Immigration and labor - Bills relating to immigration and labor likely will be debated in the House in the next few weeks. KLA continues to coordinate with a business coalition to support HB 2712 and SB 399, which would allow the state to support work authorization for undocumented persons who have resided in Kansas for at least five years. Other bills that would require employers to use a federal E-verify system or call for local law enforcement to check residential status when there is a reasonable suspicion that an individual is undocumented are opposed by KLA and the business coalition.
Wind erosion - The Senate approved SB 357 last week, which would rewrite a 1930s-era statute that gives county commissioners nearly limitless authority to curb wind erosion.

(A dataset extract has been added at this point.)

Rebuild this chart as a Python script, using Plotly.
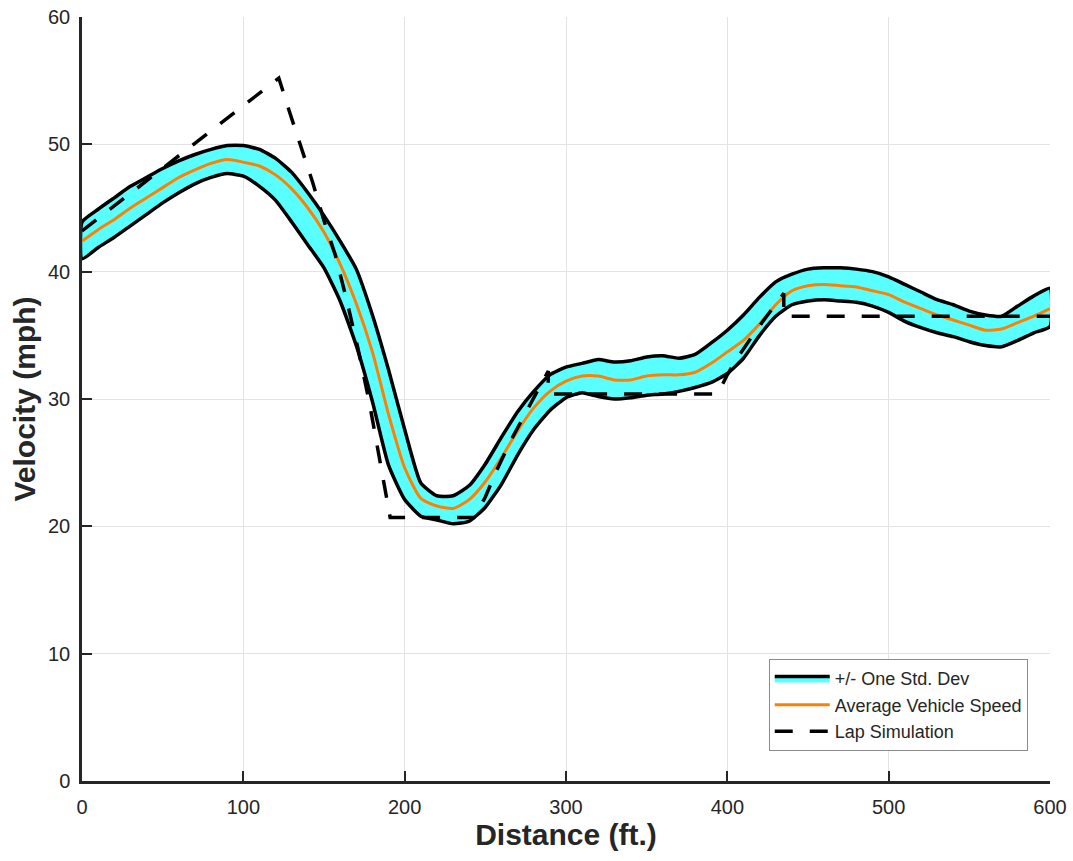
import plotly.graph_objects as go

# ---- data ----
distance = [0, 10, 20, 30, 40, 50, 60, 70, 80, 90, 100, 110, 120, 130, 140, 150, 160, 170, 180, 190,
            200, 210, 220, 230, 240, 250, 260, 270, 280, 290, 300, 310, 320, 330, 340, 350, 360, 370, 380, 390,
            400, 410, 420, 430, 440, 450, 460, 470, 480, 490, 500, 510, 520, 530, 540, 550, 560, 570, 580, 590, 600]

avg_speed = [42.4, 43.3, 44.1, 45.0, 45.8, 46.6, 47.4, 48.0, 48.5, 48.8, 48.6, 48.3, 47.6, 46.5, 45.0, 43.1, 40.6, 37.5, 33.7, 28.8,
             24.6, 22.2, 21.6, 21.4, 22.1, 23.5, 25.4, 27.5, 29.3, 30.6, 31.4, 31.8, 31.8, 31.5, 31.5, 31.8, 31.9, 31.9, 32.1, 32.8,
             33.7, 34.6, 35.9, 37.4, 38.5, 38.9, 39.0, 38.9, 38.8, 38.5, 38.2, 37.6, 37.1, 36.6, 36.2, 35.8, 35.4, 35.5, 36.0, 36.5, 37.1]

upper_std = [43.9, 44.9, 45.8, 46.7, 47.4, 48.1, 48.7, 49.2, 49.6, 49.9, 49.9, 49.6, 48.9, 47.8, 46.2, 44.4, 42.4, 40.2, 36.6, 32.3,
             27.6, 23.4, 22.4, 22.4, 23.2, 24.9, 27.0, 29.0, 30.6, 31.9, 32.5, 32.8, 33.1, 32.9, 33.0, 33.3, 33.4, 33.2, 33.5, 34.4,
             35.4, 36.6, 38.0, 39.2, 39.8, 40.2, 40.3, 40.3, 40.2, 40.0, 39.6, 39.0, 38.4, 37.8, 37.4, 36.9, 36.6, 36.5, 37.3, 38.1, 38.7]

lower_std = [41.0, 41.9, 42.7, 43.6, 44.5, 45.4, 46.2, 46.9, 47.4, 47.7, 47.5, 46.7, 45.6, 43.9, 42.1, 40.3, 37.7, 34.2, 29.8, 24.8,
             22.1, 20.8, 20.5, 20.2, 20.4, 21.5, 23.3, 25.6, 27.6, 29.1, 30.1, 30.5, 30.2, 30.0, 30.1, 30.3, 30.4, 30.6, 30.9, 31.3,
             32.0, 33.2, 35.0, 36.5, 37.4, 37.7, 37.8, 37.7, 37.6, 37.3, 36.8, 36.1, 35.6, 35.2, 34.9, 34.5, 34.2, 34.1, 34.6, 35.2, 35.7]

lap_distance = [0, 122, 129, 136, 143, 150, 157, 164, 171, 178, 184, 188, 191, 243,
                250, 257, 266, 276, 289, 289, 394, 400, 406, 418, 430, 435, 435, 600]
lap_speed = [43.2, 55.2, 52.4, 49.7, 47.0, 44.0, 41.3, 37.8, 34.0, 29.8, 25.8, 22.8, 20.7, 20.7,
             22.3, 24.4, 26.8, 29.1, 32.2, 30.4, 30.4, 31.9, 33.2, 35.4, 37.5, 38.3, 36.5, 36.5]

legend_names = ["+/- One Std. Dev", "Average Vehicle Speed", "Lap Simulation"]

AX = "#262626"
CYAN = "rgb(89,255,255)"
FONT = "Liberation Sans, Arial, sans-serif"

band_x = distance + distance[::-1] + [distance[0]]
band_y = upper_std + lower_std[::-1] + [upper_std[0]]

fig = go.Figure()
fig.add_trace(go.Scatter(
    x=band_x, y=band_y, mode="lines", fill="toself",
    fillcolor=CYAN, line=dict(color="black", width=3.5, shape="spline", smoothing=0.5),
    name=legend_names[0]))
fig.add_trace(go.Scatter(
    x=distance, y=avg_speed, mode="lines",
    line=dict(color="rgb(255,128,0)", width=3, shape="spline", smoothing=0.6),
    name=legend_names[1]))
fig.add_trace(go.Scatter(
    x=lap_distance, y=lap_speed, mode="lines",
    line=dict(color="black", width=3.5, dash="18px,17px"),
    name=legend_names[2]))

fig.update_layout(
    width=1073, height=861,
    margin=dict(l=82, r=23, t=17, b=80),
    plot_bgcolor="white", paper_bgcolor="white",
    font=dict(family=FONT, color=AX, size=20),
    showlegend=True,
    legend=dict(
        x=0.977, y=0.039, xanchor="right", yanchor="bottom",
        bgcolor="white", bordercolor="#8c8c8c", borderwidth=1,
        font=dict(size=18, color=AX, family=FONT),
        itemwidth=55, tracegroupgap=0, traceorder="normal"),
    xaxis=dict(
        range=[0, 600], tickvals=[0, 100, 200, 300, 400, 500, 600], automargin=False,
        showgrid=True, gridcolor="#e3e3e3", gridwidth=1,
        zeroline=False, showline=True, linecolor=AX, linewidth=2.5,
        ticks="inside", ticklen=10, tickwidth=2, tickcolor=AX,
        ticklabelstandoff=6,
        tickfont=dict(size=20, color=AX),
        title=dict(text="<b>Distance (ft.)</b>", font=dict(size=30, color=AX), standoff=8)),
    yaxis=dict(
        range=[0, 60], tickvals=[0, 10, 20, 30, 40, 50, 60], automargin=False,
        showgrid=True, gridcolor="#e3e3e3", gridwidth=1,
        zeroline=False, showline=True, linecolor=AX, linewidth=2.5,
        ticks="inside", ticklen=10, tickwidth=2, tickcolor=AX,
        ticklabelstandoff=5,
        tickfont=dict(size=20, color=AX),
        title=dict(text="<b>Velocity (mph)</b>", font=dict(size=30, color=AX), standoff=4)),
)

fig.write_html("out.html")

The Senate Agriculture Committee adopted a KLA-supported amendment to add private property right protections and ensure any actions taken by county commissioners would be guided by sound science. The bill now advances to the House for consideration.

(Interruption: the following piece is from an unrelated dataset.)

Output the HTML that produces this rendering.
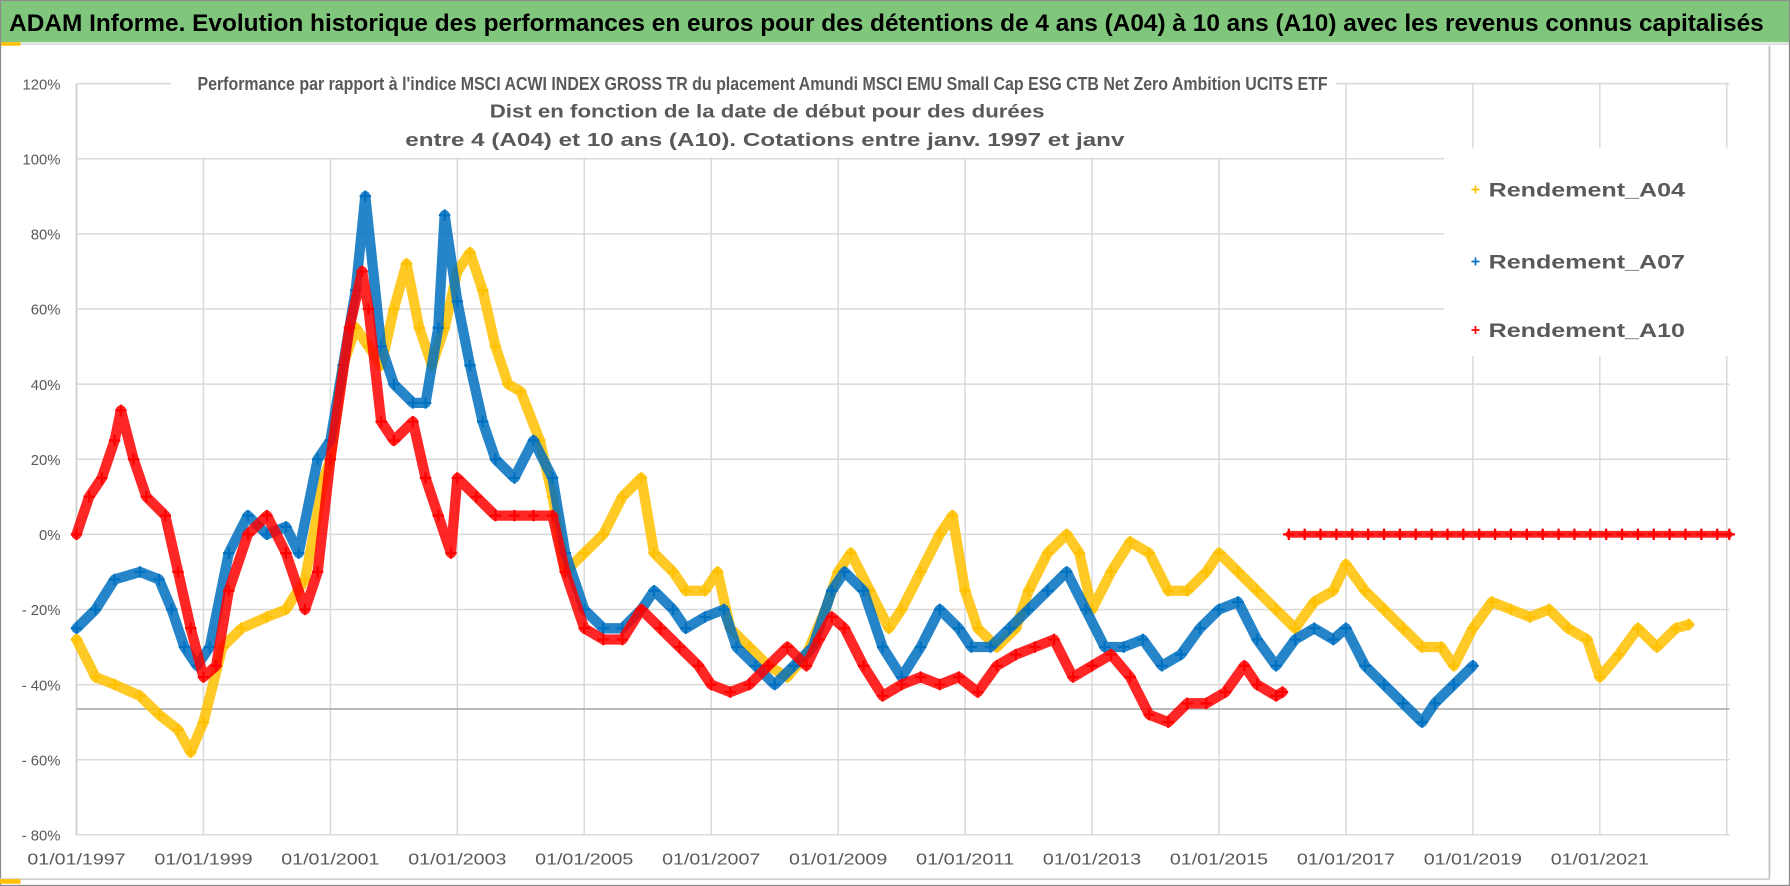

Income tax reform - The House Tax Committee passed its version of income tax reform last week. SB 177 would reduce the rates on the three existing tax brackets and use future annual state general fund (SGF) growth above 2% to further reduce income taxes. The plan would allow .6¢ of the 2010 1¢ sales tax increase to expire in 2013, but diverts .4¢ of the increase from the State Highway Fund into the SGF. SB 177 also would eliminate all tax credit refunds, limiting the amount of credits that can be claimed to the taxpayer’s actual tax liability. The House is expected to vote on SB 177 in the near future.

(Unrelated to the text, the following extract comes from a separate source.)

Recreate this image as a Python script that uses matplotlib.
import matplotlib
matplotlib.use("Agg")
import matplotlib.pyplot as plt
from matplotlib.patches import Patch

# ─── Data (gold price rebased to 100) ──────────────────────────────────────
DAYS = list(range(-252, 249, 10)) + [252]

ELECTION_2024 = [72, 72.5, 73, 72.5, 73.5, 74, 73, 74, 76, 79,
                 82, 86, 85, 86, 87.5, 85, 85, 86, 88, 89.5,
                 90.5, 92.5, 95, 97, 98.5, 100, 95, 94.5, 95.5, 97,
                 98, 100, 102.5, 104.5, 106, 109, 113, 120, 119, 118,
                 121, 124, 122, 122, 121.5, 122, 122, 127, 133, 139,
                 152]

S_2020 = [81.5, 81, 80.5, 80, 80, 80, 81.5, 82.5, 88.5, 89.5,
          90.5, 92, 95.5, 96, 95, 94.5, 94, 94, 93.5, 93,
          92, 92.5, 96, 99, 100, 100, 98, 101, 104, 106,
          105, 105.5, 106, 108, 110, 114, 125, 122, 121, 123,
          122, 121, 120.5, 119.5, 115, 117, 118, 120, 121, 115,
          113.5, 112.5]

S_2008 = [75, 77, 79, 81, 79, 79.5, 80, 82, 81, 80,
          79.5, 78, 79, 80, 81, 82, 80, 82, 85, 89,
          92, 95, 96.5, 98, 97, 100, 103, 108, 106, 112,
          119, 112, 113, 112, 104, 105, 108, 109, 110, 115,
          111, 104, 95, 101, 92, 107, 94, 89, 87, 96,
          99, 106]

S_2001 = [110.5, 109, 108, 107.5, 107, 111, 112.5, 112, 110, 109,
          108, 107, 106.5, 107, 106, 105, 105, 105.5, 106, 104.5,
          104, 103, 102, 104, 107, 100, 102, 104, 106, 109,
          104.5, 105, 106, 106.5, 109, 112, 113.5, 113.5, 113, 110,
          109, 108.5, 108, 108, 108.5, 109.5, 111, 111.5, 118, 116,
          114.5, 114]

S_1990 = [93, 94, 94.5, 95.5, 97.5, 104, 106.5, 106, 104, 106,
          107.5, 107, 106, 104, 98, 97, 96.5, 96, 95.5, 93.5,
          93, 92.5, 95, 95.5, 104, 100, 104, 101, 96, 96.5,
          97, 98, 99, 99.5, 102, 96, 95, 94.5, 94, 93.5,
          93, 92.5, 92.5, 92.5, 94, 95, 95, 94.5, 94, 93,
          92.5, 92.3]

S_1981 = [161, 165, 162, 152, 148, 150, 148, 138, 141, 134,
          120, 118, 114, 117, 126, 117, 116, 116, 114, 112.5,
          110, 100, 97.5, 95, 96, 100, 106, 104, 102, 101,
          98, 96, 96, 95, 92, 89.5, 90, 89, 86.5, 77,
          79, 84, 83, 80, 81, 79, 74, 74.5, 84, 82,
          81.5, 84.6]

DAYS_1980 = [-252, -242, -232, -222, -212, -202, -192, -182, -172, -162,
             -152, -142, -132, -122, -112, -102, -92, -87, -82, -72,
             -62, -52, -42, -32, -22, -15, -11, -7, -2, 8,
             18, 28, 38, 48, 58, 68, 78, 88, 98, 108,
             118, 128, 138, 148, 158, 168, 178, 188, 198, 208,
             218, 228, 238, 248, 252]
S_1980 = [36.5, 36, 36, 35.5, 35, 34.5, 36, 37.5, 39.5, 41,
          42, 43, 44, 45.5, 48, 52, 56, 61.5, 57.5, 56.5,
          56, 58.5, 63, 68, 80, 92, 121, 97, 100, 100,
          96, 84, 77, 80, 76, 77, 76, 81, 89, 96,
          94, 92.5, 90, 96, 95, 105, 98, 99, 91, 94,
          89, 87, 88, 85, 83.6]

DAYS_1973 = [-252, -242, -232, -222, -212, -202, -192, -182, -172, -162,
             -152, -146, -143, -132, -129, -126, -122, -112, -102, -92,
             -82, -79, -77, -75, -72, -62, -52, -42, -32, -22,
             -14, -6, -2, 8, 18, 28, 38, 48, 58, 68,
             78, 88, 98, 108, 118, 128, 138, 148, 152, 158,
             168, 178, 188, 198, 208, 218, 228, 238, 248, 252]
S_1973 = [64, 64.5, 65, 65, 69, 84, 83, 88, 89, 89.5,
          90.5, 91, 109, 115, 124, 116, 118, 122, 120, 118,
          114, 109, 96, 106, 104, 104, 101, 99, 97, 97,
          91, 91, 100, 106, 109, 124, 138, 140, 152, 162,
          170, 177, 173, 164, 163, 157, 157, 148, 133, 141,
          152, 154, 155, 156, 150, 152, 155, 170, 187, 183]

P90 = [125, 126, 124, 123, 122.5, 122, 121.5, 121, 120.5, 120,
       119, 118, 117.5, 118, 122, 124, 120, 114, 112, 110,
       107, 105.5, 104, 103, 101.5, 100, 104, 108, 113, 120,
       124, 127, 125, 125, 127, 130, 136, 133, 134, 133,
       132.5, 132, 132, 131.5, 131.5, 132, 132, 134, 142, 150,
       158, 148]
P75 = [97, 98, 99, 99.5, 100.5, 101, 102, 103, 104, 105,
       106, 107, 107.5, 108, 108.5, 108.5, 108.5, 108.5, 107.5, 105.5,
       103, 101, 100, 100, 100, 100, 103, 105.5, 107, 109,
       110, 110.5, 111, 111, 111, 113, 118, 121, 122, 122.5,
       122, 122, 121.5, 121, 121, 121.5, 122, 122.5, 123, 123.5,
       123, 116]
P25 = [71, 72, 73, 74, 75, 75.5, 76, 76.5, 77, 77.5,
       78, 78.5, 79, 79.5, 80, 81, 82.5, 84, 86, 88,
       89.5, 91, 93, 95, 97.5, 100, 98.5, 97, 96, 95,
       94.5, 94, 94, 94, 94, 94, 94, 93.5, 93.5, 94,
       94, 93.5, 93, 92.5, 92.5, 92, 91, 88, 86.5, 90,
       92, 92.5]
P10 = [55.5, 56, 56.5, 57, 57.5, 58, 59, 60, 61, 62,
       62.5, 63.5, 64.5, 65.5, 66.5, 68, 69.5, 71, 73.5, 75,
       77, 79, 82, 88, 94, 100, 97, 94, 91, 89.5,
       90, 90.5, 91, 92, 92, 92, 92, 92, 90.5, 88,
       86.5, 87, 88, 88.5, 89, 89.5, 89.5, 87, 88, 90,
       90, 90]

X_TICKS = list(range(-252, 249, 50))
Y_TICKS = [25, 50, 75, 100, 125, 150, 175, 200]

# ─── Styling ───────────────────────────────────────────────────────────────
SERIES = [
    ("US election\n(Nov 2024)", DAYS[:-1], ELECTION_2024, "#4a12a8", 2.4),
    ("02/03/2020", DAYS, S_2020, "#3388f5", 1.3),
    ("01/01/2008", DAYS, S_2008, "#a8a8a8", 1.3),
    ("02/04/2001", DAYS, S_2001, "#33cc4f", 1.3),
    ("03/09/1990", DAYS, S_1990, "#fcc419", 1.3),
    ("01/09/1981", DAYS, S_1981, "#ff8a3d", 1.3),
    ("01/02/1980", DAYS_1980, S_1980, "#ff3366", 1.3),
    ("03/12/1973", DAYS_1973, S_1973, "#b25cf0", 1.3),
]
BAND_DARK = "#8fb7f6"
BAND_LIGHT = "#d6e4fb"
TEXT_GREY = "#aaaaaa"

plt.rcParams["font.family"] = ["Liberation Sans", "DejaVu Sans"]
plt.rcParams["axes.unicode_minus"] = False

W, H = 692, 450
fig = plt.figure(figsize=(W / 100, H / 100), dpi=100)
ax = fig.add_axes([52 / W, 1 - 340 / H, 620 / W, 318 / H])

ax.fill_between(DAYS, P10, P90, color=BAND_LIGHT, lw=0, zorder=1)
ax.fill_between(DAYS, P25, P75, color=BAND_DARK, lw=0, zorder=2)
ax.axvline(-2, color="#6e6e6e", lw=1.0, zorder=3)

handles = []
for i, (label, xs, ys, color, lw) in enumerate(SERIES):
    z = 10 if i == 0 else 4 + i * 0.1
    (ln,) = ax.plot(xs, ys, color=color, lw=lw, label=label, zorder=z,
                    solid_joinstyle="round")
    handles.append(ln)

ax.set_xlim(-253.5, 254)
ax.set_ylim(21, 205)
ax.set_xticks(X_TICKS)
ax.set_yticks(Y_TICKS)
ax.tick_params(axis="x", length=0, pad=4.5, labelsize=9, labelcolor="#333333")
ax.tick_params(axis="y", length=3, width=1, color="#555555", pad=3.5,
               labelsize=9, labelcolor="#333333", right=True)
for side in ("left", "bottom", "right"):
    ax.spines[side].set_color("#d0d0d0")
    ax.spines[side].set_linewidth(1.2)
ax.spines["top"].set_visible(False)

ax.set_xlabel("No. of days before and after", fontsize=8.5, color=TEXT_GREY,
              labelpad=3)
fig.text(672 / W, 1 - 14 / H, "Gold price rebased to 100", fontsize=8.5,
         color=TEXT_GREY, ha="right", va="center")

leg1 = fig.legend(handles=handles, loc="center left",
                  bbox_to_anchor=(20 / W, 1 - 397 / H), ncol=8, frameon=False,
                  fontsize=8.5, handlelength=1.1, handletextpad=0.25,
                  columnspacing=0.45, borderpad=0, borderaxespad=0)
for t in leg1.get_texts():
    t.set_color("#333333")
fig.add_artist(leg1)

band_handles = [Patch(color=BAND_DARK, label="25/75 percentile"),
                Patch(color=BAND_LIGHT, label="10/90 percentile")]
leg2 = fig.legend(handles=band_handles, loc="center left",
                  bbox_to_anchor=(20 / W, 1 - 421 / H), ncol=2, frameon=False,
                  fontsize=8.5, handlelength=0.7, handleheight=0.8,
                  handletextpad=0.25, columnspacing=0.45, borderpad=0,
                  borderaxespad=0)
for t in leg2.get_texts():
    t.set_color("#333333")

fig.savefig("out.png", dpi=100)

Animal Health - KLA testified in support of a bill last week that would strengthen the Farm Animal and Research Facilities Protection Act. SB 414 clarifies animal activists concealing their identity or lying on a job application cannot avail themselves to the defense that they were given permission to work on or enter the facility. The bill also clarifies controlled shooting preserves in Kansas may not provide sport hunting of feral swine. SB 414 will be debated further by the Senate Agriculture Committee.